En definitiva, de creer -con cautela- a Kindelán, fue él quien lanzó la idea de que la jefatura del Estado fuese en favor de Franco mientras durase la guerra. Queda por documentar cuándo se decidió la eliminación de la limitación temporal. Franco afirmó que se negó a aceptarla. Es verosímil y con ello puso a Cabanellas entre la espada y la pared, pero no hay que olvidar que no se conocen, si es que existen en alguna parte, los papeles de Franco, Queipo, Mola, Cabanellas y de algunos otros actores en aquellos días de septiembre. En cualquier caso, en la prensa controlada por los sublevados no tardó en aparecer el nombramiento de Franco como “Jefe del Estado” sin más.

Nada de ello limpia el borrón de que dicho nombramiento procedió de una clique de generales que se auto-otorgaron la capacidad y el derecho de hablar en nombre de la parte sublevada del Ejército español y, a mayor abundamiento, en nombre de toda la Nación. El sector más numeroso de dicha clique se auto-erigió, además, en fuente de “legitimidad” para a escoger como Jefe del Estado a uno de los suyos, tras el cual se agitaban las sombras alargadas de los dictadores fascistas.
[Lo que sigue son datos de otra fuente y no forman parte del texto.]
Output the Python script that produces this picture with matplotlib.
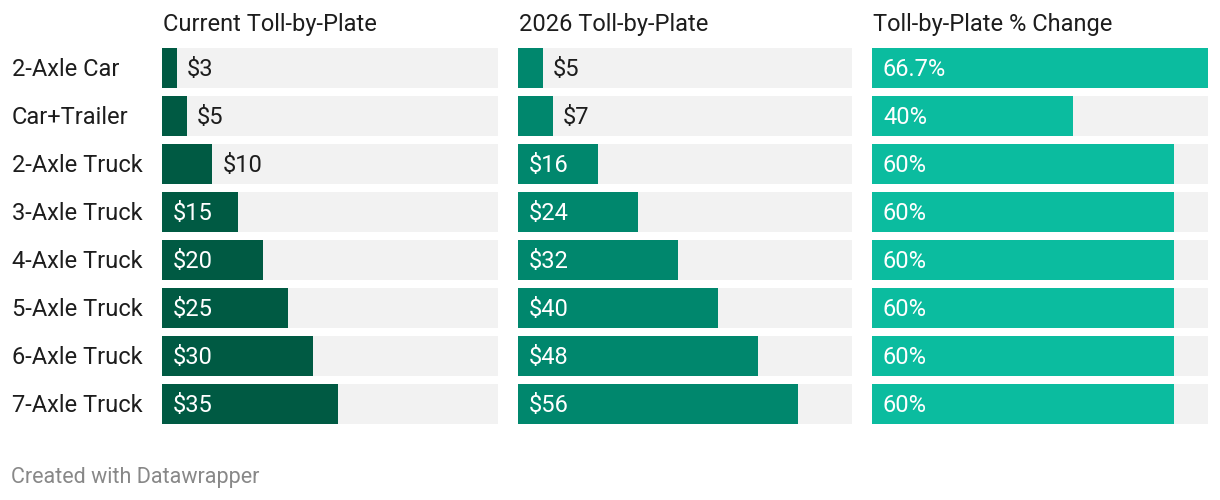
import matplotlib.pyplot as plt

plt.rcParams['font.family'] = ['Roboto', 'DejaVu Sans']

# data
vehicles = ["2-Axle Car", "Car+Trailer", "2-Axle Truck", "3-Axle Truck",
            "4-Axle Truck", "5-Axle Truck", "6-Axle Truck", "7-Axle Truck"]
current_toll = [3, 5, 10, 15, 20, 25, 30, 35]
toll_2026 = [5, 7, 16, 24, 32, 40, 48, 56]
pct_change = [66.7, 40, 60, 60, 60, 60, 60, 60]

current_labels = ["$%d" % v for v in current_toll]
labels_2026 = ["$%d" % v for v in toll_2026]
pct_labels = ["%g%%" % v for v in pct_change]

titles = ["Current Toll-by-Plate", "2026 Toll-by-Plate", "Toll-by-Plate % Change"]
colors = ["#005a43", "#00876d", "#0bbc9f"]
bg_color = "#f2f2f2"
text_dark = "#1d1d1d"
fs = 17

W, H = 1220, 500
fig = plt.figure(figsize=(W / 100, H / 100), dpi=100)

x_max = max(max(current_toll), max(toll_2026), max(pct_change))
panels = [
    (162, 336, current_toll, current_labels),
    (518, 334, toll_2026, labels_2026),
    (872, 336, pct_change, pct_labels),
]

rows = list(range(len(vehicles)))
top, bottom = 44, 428
base_off = 8.3 / 48  # baseline offset below row centre, in row units

for i, (left, width, vals, labs) in enumerate(panels):
    ax = fig.add_axes([left / W, 1 - bottom / H, width / W, (bottom - top) / H])
    ax.barh(rows, [x_max] * len(rows), height=40 / 48, color=bg_color, linewidth=0)
    ax.barh(rows, vals, height=40 / 48, color=colors[i], linewidth=0)
    ax.set_xlim(0, x_max)
    ax.set_ylim(len(rows) - 0.5, -0.5)
    ax.axis('off')
    px = width / x_max
    for r, v, lab in zip(rows, vals, labs):
        bar_px = v * px
        if bar_px > 11 * len(lab) + 20:
            ax.text(11 / px, r + base_off, lab, color="white", fontsize=fs,
                    va="baseline", ha="left")
        else:
            ax.text(v + 10 / px, r + base_off, lab, color=text_dark, fontsize=fs,
                    va="baseline", ha="left")
    fig.text((left + 1) / W, 1 - 31 / H, titles[i], fontsize=fs, color=text_dark,
             va="baseline", ha="left")

# row labels
for r, name in enumerate(vehicles):
    fig.text(12 / W, 1 - (68 + 48 * r + 8.3) / H, name, fontsize=fs,
             color=text_dark, va="baseline", ha="left")

fig.text(11 / W, 1 - 483 / H, "Created with Datawrapper", fontsize=15.5,
         color="#888888", va="baseline", ha="left")

fig.savefig("out.png", dpi=100, facecolor="white")
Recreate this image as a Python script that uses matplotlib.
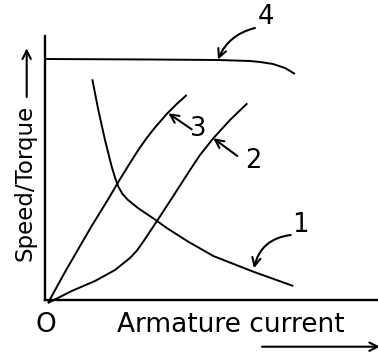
import matplotlib
matplotlib.use("Agg")
import matplotlib.pyplot as plt

# Curve data (x: armature current, y: speed/torque), arbitrary diagram units
c1_x = [47.3, 53.3, 60, 66.7, 70.5, 73.5, 77.5, 83, 93.3, 110, 121.7, 143.3, 168.3, 208.3, 248.3]
c1_y = [220.7, 190, 160, 133.3, 121, 113, 106, 100, 91.7, 80.5, 72, 58.3, 44, 28.3, 14]

c2_x = [3, 26.7, 50, 70, 85, 92, 98, 112, 127, 145, 155, 168.3, 185, 202.3]
c2_y = [-3, 9, 19, 30, 42, 49.5, 58, 79, 102, 130, 145, 161.7, 180, 196.7]

c3_x = [3, 20, 33.3, 46.7, 63.3, 73.3, 85, 93.3, 101.7, 110, 121.7, 131.7, 141.7]
c3_y = [-3, 28, 51, 74, 101, 118, 137, 150, 162, 172.5, 186, 196, 205]

c4_x = [1, 105, 173, 205, 215, 228, 240, 250]
c4_y = [241, 240.5, 240, 239, 238, 236, 232, 226]

curve_labels = ["1", "2", "3", "4"]
x_label = "Armature current"
y_label = "Speed/Torque"

W, H = 378, 352
fig = plt.figure(figsize=(W / 100, H / 100), dpi=100)
ax = fig.add_axes([45 / W, 52 / H, 333 / W, 264 / H])
ax.set_xlim(0, 333)
ax.set_ylim(0, 264)
for s in ["top", "right"]:
    ax.spines[s].set_visible(False)
for s in ["left", "bottom"]:
    ax.spines[s].set_linewidth(1.7)
    ax.spines[s].set_color("black")
ax.set_xticks([])
ax.set_yticks([])

lw = 1.4
for xs, ys in [(c1_x, c1_y), (c2_x, c2_y), (c3_x, c3_y), (c4_x, c4_y)]:
    ax.plot(xs, ys, color="black", lw=lw, clip_on=False,
            solid_capstyle="butt", solid_joinstyle="round")

arrow_kw = dict(arrowstyle="->,head_length=0.6,head_width=0.3", color="black",
                lw=1.5, shrinkA=0, shrinkB=0, mutation_scale=10)

# pointer arrows
ax.annotate("", xy=(173, 240.5), xytext=(210, 272),
            arrowprops=dict(connectionstyle="arc3,rad=0.25", **arrow_kw), annotation_clip=False)
ax.annotate("", xy=(123.3, 186.7), xytext=(146.7, 170.7),
            arrowprops=dict(**arrow_kw), annotation_clip=False)
ax.annotate("", xy=(168.3, 161.7), xytext=(192.3, 144),
            arrowprops=dict(**arrow_kw), annotation_clip=False)
ax.annotate("", xy=(209, 31.7), xytext=(245.7, 65),
            arrowprops=dict(connectionstyle="arc3,rad=0.35", **arrow_kw), annotation_clip=False)

fs_num = 18.5
ax.text(221, 276, curve_labels[3], fontsize=fs_num, ha="center", va="baseline", clip_on=False)
ax.text(153.3, 164, curve_labels[2], fontsize=fs_num, ha="center", va="baseline", clip_on=False)
ax.text(208, 132.5, curve_labels[1], fontsize=fs_num, ha="center", va="baseline", clip_on=False)
ax.text(255, 68.3, curve_labels[0], fontsize=fs_num, ha="center", va="baseline", clip_on=False)

ax.text(1, -32, "O", fontsize=19, ha="center", va="baseline", clip_on=False)
ax.text(72, -32, x_label, fontsize=19, ha="left", va="baseline", clip_on=False)
ax.text(-13.5, 117.5, y_label, fontsize=16.5, rotation=90, rotation_mode="anchor",
        ha="center", va="baseline", clip_on=False)

# axis direction arrows
ax.annotate("", xy=(-18.3, 251.7), xytext=(-18.3, 203),
            arrowprops=dict(**arrow_kw), annotation_clip=False)
ax.annotate("", xy=(335, -46.7), xytext=(217, -46.7),
            arrowprops=dict(**arrow_kw), annotation_clip=False)

fig.savefig("out.png", dpi=100)
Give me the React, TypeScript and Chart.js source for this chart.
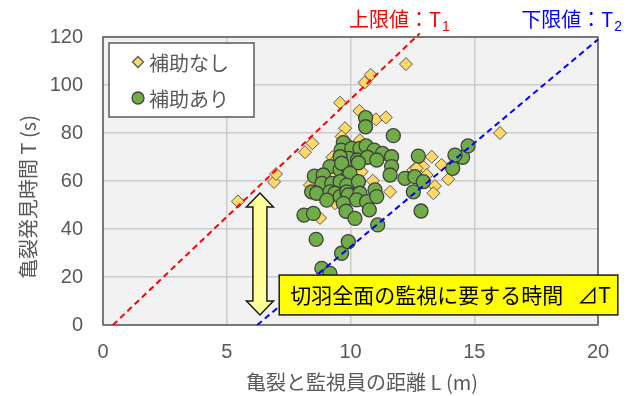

Sin embargo, Francisco Franco auto-elevó su segundo momento estelar como si su destino se le hubiera garantizado desde lo más alto. La Iglesia católica española lo apoyó hasta las últimas consecuencias y los últimos tiempos. En cuanto al futuro Caudillo es improbable que no pensara en lo mucho que había recorrido hasta entonces, siempre protegido por la mano de Dios desde sus ya lejanos ascensos a capitán y a comandante, fuentes de su posterior carrera. Pero, como Dios ayuda a quien se ayuda a sí mismo, de los papeles que dejara Cabanellas, de los de la Junta de Defensa Nacional y de los de Mola nunca más se supo. Se han conservado muchos de Kindelán pero, ¡qué casualidad!, ninguno de esta época.

No es ninguna casualidad. De los de otro de los generales monárquicos que más apoyaron a Franco para luego distanciarse de él, cuando advirtió que de Monarquía rien de rien, familiares suyos me dijeron que los destruyó cuando sus relaciones con el omnipotente Caudillo se tensaron de tal manera que le aterrorizó la idea de que pudieran caer en manos de su policía. TODO POR LA PATRIA.